Pemkab Bogor Libatkan Badan Geologi Tangani Pergeseran Tanah di Desa Bojongkoneng

BOGOR - Pemerintah Kabupaten (Pemkab) Bogor meminta rekomendasi Badan Geologi atas bencana pergeseran tanah yang terjadi di Desa Bojongkoneng, Kecamatan Babakanmadang.

"Kita minta kajian Badan Geologi, nantinya apakah tetap bisa ditinggali atau bagaimana? Kajian itu yang akan menjadi dasar kita dalam penanganan jangka panjangnya," kata Plt Bupati Bogor, Iwan Setiawan di Cibinong, Kabupaten Bogor, Jawa Barat, dikutip dari Antara, Jumat 16 September.

Sebagai langkah awal, dirinya telah menetapkan status tanggap darurat bencana pergeseran tanah di wilayah tersebut melalui Keputusan Bupati (Kepbup) Nomor 360/19/Kep-TD/BPBD.

Iwan menyebutkan, Kepbup tersebut dapat menjadi dasar bagi seluruh perangkat daerah di lingkungan Pemkab Bogor dalam penanganan dampak yang ditimbulkan bencana pergeseran tanah karena.

Disebutkannya bencana yang mengakibatkan kerusakan sejumlah infrastruktur itu perlu ditangani secara maksimal, karena mengancam keselamatan serta merugikan secara materi bagi masyarakat.

"Perlu kita tetapkan Keputusan Bupati Bogor tentang penetapan status tanggap darurat bencana pergeseran tanah di Desa Bojongkoneng.

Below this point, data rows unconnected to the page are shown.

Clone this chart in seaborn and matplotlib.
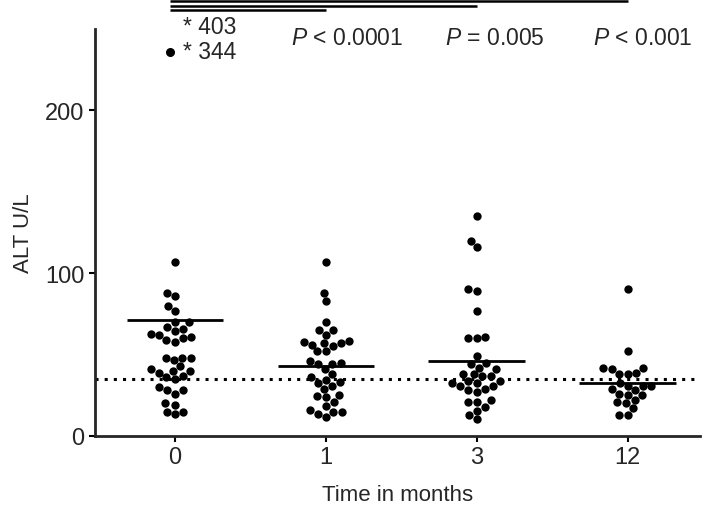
import numpy as np
import pandas as pd
import seaborn as sns
import matplotlib
matplotlib.use("Agg")
from matplotlib import pyplot as plt

# ALT values per time point (U/L)
months = ["0", "1", "3", "12"]
alt_0 = [107, 86, 88, 80, 77, 70, 70, 66, 64.6, 67, 62, 60.5, 58, 59, 61, 62.6,
         48, 46.6, 48, 48, 40, 41, 43, 39, 40, 36, 35, 37, 28, 26, 28, 30,
         20, 19, 15, 13.5, 15]
alt_1 = [107, 88, 83, 70, 65, 65, 62, 57, 55, 58.5, 58, 56, 57, 52, 52,
         46, 44, 44, 45, 41, 38, 34.5, 32.5, 31, 33, 36, 29, 25, 24.7, 24,
         21, 18.6, 16, 14.5, 11.5, 13.5, 15]
alt_3 = [135, 120, 116, 89, 90, 77, 61, 60, 60, 49, 45, 44, 41, 42,
         38, 37, 36.6, 38, 34, 32.5, 31, 32.5, 34, 29, 28, 27, 30.5,
         22, 21, 21, 15.5, 18, 10.4, 13]
alt_12 = [90, 52, 42, 41, 42, 38, 39, 38, 30.5, 29, 32.5, 30.5, 30.5,
          25, 26, 28, 25, 21, 20, 22, 17, 13, 13]
group_lines = [71, 43, 46, 32.5]
upper_normal = 35
offscale_labels = ["* 403", "* 344"]
offscale_marker = 236
p_labels = ["< 0.0001", "= 0.005", "< 0.001"]

df = pd.DataFrame({
    "month": sum([[m] * len(v) for m, v in zip(months, [alt_0, alt_1, alt_3, alt_12])], []),
    "alt": alt_0 + alt_1 + alt_3 + alt_12,
})

sns.set_style("ticks")
plt.rcParams["font.family"] = ["Liberation Sans", "DejaVu Sans"]
plt.rcParams["mathtext.fontset"] = "custom"
plt.rcParams["mathtext.it"] = "Liberation Sans:italic"
plt.rcParams["mathtext.rm"] = "Liberation Sans"

fig = plt.figure(figsize=(7.09, 5.10), dpi=100)
ax = fig.add_axes([95 / 709, 73 / 510, 605 / 709, 407 / 510])
ax.set_ylim(0, 250)
ax.set_xlim(-0.53, 3.48)

sns.swarmplot(data=df, x="month", y="alt", order=months, color="black",
              size=6, ax=ax)
ax.set_xlim(-0.53, 3.48)
ax.set_ylim(0, 250)

for i, val in enumerate(group_lines):
    ax.hlines(val, i - 0.32, i + 0.32, color="black", lw=2)
ax.axhline(upper_normal, color="black", lw=2.2, linestyle=(0, (1, 2)))

# off-scale values at baseline
ax.scatter([-0.03], [offscale_marker], color="black", s=30, zorder=3)
ax.text(0.05, 251.5, offscale_labels[0], fontsize=16.5, va="center", ha="left")
ax.text(0.05, 236, offscale_labels[1], fontsize=16.5, va="center", ha="left")

# comparison brackets and p values
for k, (end, yl) in enumerate(zip([3, 2, 1], [267, 264.2, 261.4])):
    ax.plot([-0.03, end], [yl, yl], color="black", lw=1.8, clip_on=False,
            solid_capstyle="butt")
for k, txt in enumerate(p_labels):
    ax.text(k + 1.14 - 0.02 * k, 245, r"$\it{P}$ " + txt, fontsize=16.5,
            ha="center", va="center")

ax.set_yticks([0, 100, 200])
ax.set_xlabel("Time in months", fontsize=16, labelpad=11)
ax.set_ylabel("ALT U/L", fontsize=16, labelpad=8)
ax.tick_params(labelsize=17, width=1.5, length=4, color="black")
for s in ["left", "bottom"]:
    ax.spines[s].set_linewidth(2)
sns.despine(ax=ax)

fig.savefig("out.png", dpi=100, facecolor="white")
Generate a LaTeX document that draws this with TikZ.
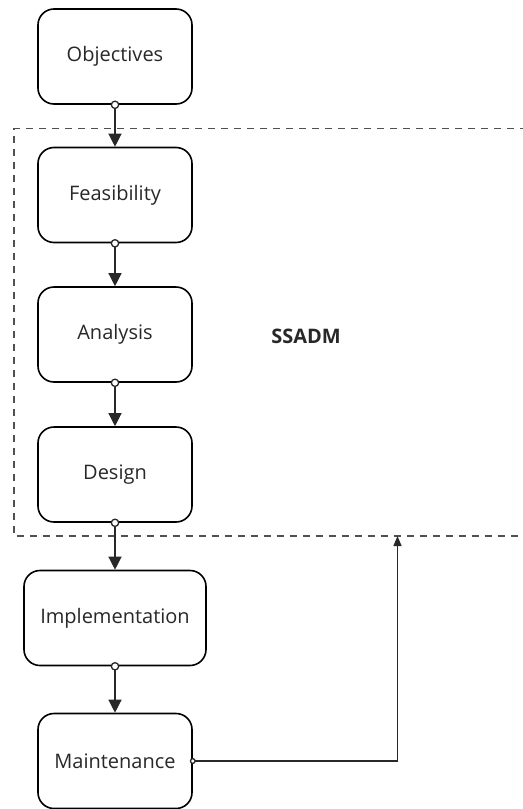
\documentclass[tikz,border=0pt]{standalone}
\usepackage{fontspec}
\setmainfont{Open Sans}
\usetikzlibrary{arrows.meta,positioning}
\definecolor{ink}{RGB}{40,40,40}
\definecolor{dashgrey}{RGB}{80,80,80}

\begin{document}
\begin{tikzpicture}[
    x=0.5pt, y=-0.5pt,
    stagebox/.style={rectangle, draw=black, line width=0.8pt, rounded corners=8pt, minimum width=77pt, minimum height=47.5pt, font=\fontsize{10}{12}\selectfont\color{ink}},
    flow/.style={draw=ink, line width=0.65pt, {Circle[length=4.3pt, width=4.3pt, fill=white]}-{Triangle[width=6.5pt, length=6.5pt]}, shorten <=-2.15pt},
    frame/.style={draw=dashgrey, line width=0.6pt, dash pattern=on 3.5pt off 3pt}
]
    \useasboundingbox (0,0) rectangle (523,809);

    % SSADM region (runs off to the right)
    \draw[frame] (540,128.5) -- (14,128.5) -- (14,536) -- (540,536);
    \node[font=\fontsize{10}{12}\selectfont\bfseries\color{ink}] (ssadm) at (306,336) {SSADM};
    \coordinate (back) at (397.5,536);

    % Stages
    \node[stagebox] (obj) at (115,56.5) {Objectives};
    \node[stagebox] (feas) at (115,195) {Feasibility};
    \node[stagebox] (anal) at (115,334.5) {Analysis};
    \node[stagebox] (des) at (115,474.5) {Design};
    \node[stagebox, minimum width=91pt] (impl) at (115,618) {Implementation};
    \node[stagebox] (maint) at (115,761) {Maintenance};

    % Flow between stages
    \draw[flow] (obj.south) -- (feas.north);
    \draw[flow] (feas.south) -- (anal.north);
    \draw[flow] (anal.south) -- (des.north);
    \draw[flow] (des.south) -- (impl.north);
    \draw[flow] (impl.south) -- (maint.north);

    % Feedback into SSADM
    \draw[flow, {Circle[length=3pt, width=3pt, fill=white]}-{Triangle[width=4pt, length=5pt]}, shorten <=-1.5pt] (maint.east) -| (back);
\end{tikzpicture}
\end{document}
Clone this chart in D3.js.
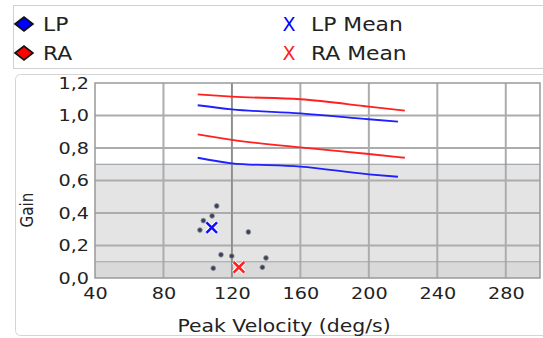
<!DOCTYPE html>
<html>
<head>
<meta charset="utf-8">
<script src="https://cdn.jsdelivr.net/npm/d3@7"></script>
<style>
  body { margin: 0; background: #fff; }
  svg { font-family: "DejaVu Sans", Verdana, sans-serif; }
</style>
</head>
<body>
<div id="chart"></div>
<script>
const xTicks = [40, 80, 120, 160, 200, 240, 280];
const yTicks = [0, 0.2, 0.4, 0.6, 0.8, 1.0, 1.2];

// limit lines (velocity, gain)
const lpUpper = [[100, 1.063], [120, 1.038], [160, 1.013], [200, 0.977], [217, 0.962]];
const lpLower = [[100, 0.74], [120, 0.706], [160, 0.685], [200, 0.638], [217, 0.623]];
const raUpper = [[100, 1.13], [120, 1.116], [160, 1.10], [200, 1.055], [221, 1.03]];
const raLower = [[100, 0.884], [120, 0.85], [160, 0.804], [200, 0.763], [221, 0.74]];

// individual saccades
const points = [
    [111.1, 0.443], [108.4, 0.382], [103.3, 0.353], [101.3, 0.295],
    [129.6, 0.283], [113.6, 0.143], [119.9, 0.135], [109.1, 0.06],
    [139.9, 0.123], [137.8, 0.066]
];
const lpMean = [108.2, 0.31];
const raMean = [124.1, 0.066];

const shadeTop = 0.7;
const shadeLow = 0.1;
const refX = 120;

const svg = d3.select("#chart").append("svg")
    .attr("width", 543).attr("height", 338);

// text is drawn a bit wider than the font, like the original
function label(g, x, y, size, str, anchor, sx) {
    return g.append("text")
        .attr("transform", `translate(${x},${y}) scale(${sx || 1.15},1)`)
        .attr("text-anchor", anchor || "start")
        .style("font-size", size + "px").attr("fill", "#222").text(str);
}

// legend box
svg.append("rect").attr("x", 13.5).attr("y", 5.5).attr("width", 540).attr("height", 63)
    .attr("fill", "#fff").attr("stroke", "#d0d0d0");

const legend = [
    { label: "LP", type: "diamond", color: "#0000ff", x: 24, y: 24 },
    { label: "RA", type: "diamond", color: "#ff0000", x: 24, y: 53 },
    { label: "LP Mean", type: "x", color: "#0000ff", x: 289, y: 24 },
    { label: "RA Mean", type: "x", color: "#ff2020", x: 289, y: 53 }
];
legend.forEach(d => {
    if (d.type == "diamond") {
        svg.append("path").attr("d", "M-9,0L0,-7L9,0L0,7Z")
            .attr("transform", `translate(${d.x},${d.y})`)
            .attr("fill", d.color).attr("stroke", "#111").attr("stroke-width", 1.6);
        label(svg, 43, d.y + 7, 19, d.label);
    } else {
        svg.append("text").attr("x", d.x).attr("y", d.y + 7).attr("text-anchor", "middle")
            .style("font-size", "19px").attr("fill", d.color).text("X");
        label(svg, 311, d.y + 7, 19, d.label);
    }
});

// chart panel
svg.append("rect").attr("x", 15.5).attr("y", 74.5).attr("width", 540).attr("height", 261)
    .attr("rx", 5).attr("fill", "#fff").attr("stroke", "#d4d4d4");

const x = d3.scaleLinear().domain([40, 300]).range([95, 540]);
const y = d3.scaleLinear().domain([0, 1.2]).range([278, 83]);

const plot = svg.append("g");
plot.append("rect").attr("x", x(40)).attr("y", y(shadeTop))
    .attr("width", x(300) - x(40)).attr("height", y(0) - y(shadeTop)).attr("fill", "#e4e4e4");
plot.append("rect").attr("x", x(40)).attr("y", y(shadeLow))
    .attr("width", x(300) - x(40)).attr("height", y(0) - y(shadeLow)).attr("fill", "#d9d9d9");

// grid
plot.selectAll(".vg").data(xTicks.slice(1)).join("line")
    .attr("x1", d => x(d)).attr("x2", d => x(d)).attr("y1", y(1.2)).attr("y2", y(0))
    .attr("stroke", "#acacac").attr("stroke-width", 2);
plot.selectAll(".hg").data(yTicks.slice(1, -1)).join("line")
    .attr("x1", x(40)).attr("x2", x(300)).attr("y1", d => y(d)).attr("y2", d => y(d))
    .attr("stroke", "#acacac").attr("stroke-width", 2);
plot.append("line").attr("x1", x(40)).attr("x2", x(300)).attr("y1", y(shadeTop)).attr("y2", y(shadeTop))
    .attr("stroke", "#8c949c").attr("stroke-width", 1.2);
plot.append("line").attr("x1", x(40)).attr("x2", x(300)).attr("y1", y(shadeLow)).attr("y2", y(shadeLow))
    .attr("stroke", "#9aa6b2").attr("stroke-width", 1.2);
plot.append("line").attr("x1", x(refX)).attr("x2", x(refX)).attr("y1", y(1.2)).attr("y2", y(0))
    .attr("stroke", "#777").attr("stroke-width", 1);
plot.append("rect").attr("x", x(40)).attr("y", y(1.2))
    .attr("width", x(300) - x(40)).attr("height", y(0) - y(1.2))
    .attr("fill", "none").attr("stroke", "#999").attr("stroke-width", 1.5);

// limit lines
const line = d3.line().x(d => x(d[0])).y(d => y(d[1])).curve(d3.curveMonotoneX);
[[raUpper, "#ff2020"], [lpUpper, "#1f1fff"], [raLower, "#ff2020"], [lpLower, "#1f1fff"]].forEach(([data, c]) => {
    plot.append("path").datum(data).attr("d", line)
        .attr("fill", "none").attr("stroke", c).attr("stroke-width", 1.8);
});

// points
plot.selectAll(".pt").data(points).join("circle")
    .attr("cx", d => x(d[0])).attr("cy", d => y(d[1])).attr("r", 2.4)
    .attr("fill", "#3c4250").attr("stroke", "#8a90a0").attr("stroke-width", 0.8);

// means
const cross = d3.symbol(d3.symbolX, 75);
[[lpMean, "#1010ff"], [raMean, "#ff2020"]].forEach(([d, c]) => {
    plot.append("path").attr("d", cross())
        .attr("transform", `translate(${x(d[0])},${y(d[1])})`)
        .attr("stroke", "#fff").attr("stroke-width", 4.5).attr("fill", "none");
    plot.append("path").attr("d", cross())
        .attr("transform", `translate(${x(d[0])},${y(d[1])})`)
        .attr("stroke", c).attr("stroke-width", 2.6).attr("fill", "none");
});

// axes
const xAxis = svg.append("g").attr("transform", `translate(0,${y(0)})`)
    .call(d3.axisBottom(x).tickValues(xTicks).tickSize(0).tickPadding(10))
    .attr("font-size", 16).attr("font-family", null);
xAxis.select(".domain").remove();
xAxis.selectAll(".tick text").attr("fill", "#222").attr("transform", "scale(1.2,1)");

const yAxis = svg.append("g").attr("transform", `translate(${x(40)},0)`)
    .call(d3.axisLeft(y).tickValues(yTicks).tickSize(0).tickPadding(5)
        .tickFormat(d => d3.format(".1f")(d).replace(".", ",")))
    .attr("font-size", 16).attr("font-family", null);
yAxis.select(".domain").remove();
yAxis.selectAll(".tick text").attr("fill", "#222").attr("transform", "scale(1.2,1)");

label(svg, 284, 332, 17, "Peak Velocity (deg/s)", "middle", 1.2);
svg.append("text").attr("transform", `translate(33,210) rotate(-90) scale(0.95,1.15)`)
    .attr("text-anchor", "middle").style("font-size", "16px").attr("fill", "#222").text("Gain");
</script>
</body>
</html>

Ini yang akan menjadi payung hukum kita untuk menangani ini," ujar Iwan.

Kepala Bidang Kedaruratan dan Logistik BPBD Kabupaten Bogor, Aris Nurjatmiko menyebutkan pergeseran tanah yang terjadi sejak Rabu 14 September siang itu, menyebabkan kerusakan setidaknya 23 bangunan dan bagian jalan sepanjang satu kilometer.

BPBD mencatat ada 24 warga yang mengungsi akibat pergeseran tanah yang terjadi di Desa Bojongkoneng.

"Dari kejadian ini yang terdampak 20 KK, kemudian yang terancam saat ini 177 KK dari dua RW dengan total (penghuni) 589 jiwa," kata Aris.

Sebelumnya, Badan Informasi Geospasial (BIG) menyatakan bahwa ada 10 kecamatan di Kabupaten Bogor yang berisiko tinggi mengalami bencana akibat pergerakan tanah, yakni Sukajaya, Nanggung, Leuwiliang, Citeureup, Babakan Madang, Sukamakmur, Tamansari, Tenjolaya, Cijeruk, dan Cigombong.

"Ada beberapa aspek yang dipertimbangkan dalam menentukan kawasan rawan gerakan tanah, di antaranya topografi wilayah tersebut. Asumsinya, semakin curam tentu akan semakin rentan terjadinya gerakan tanah," kata Kepala Bidang Pemetaan Kebencanaan dan Perubahan Iklim BIG Ferrari Pinem.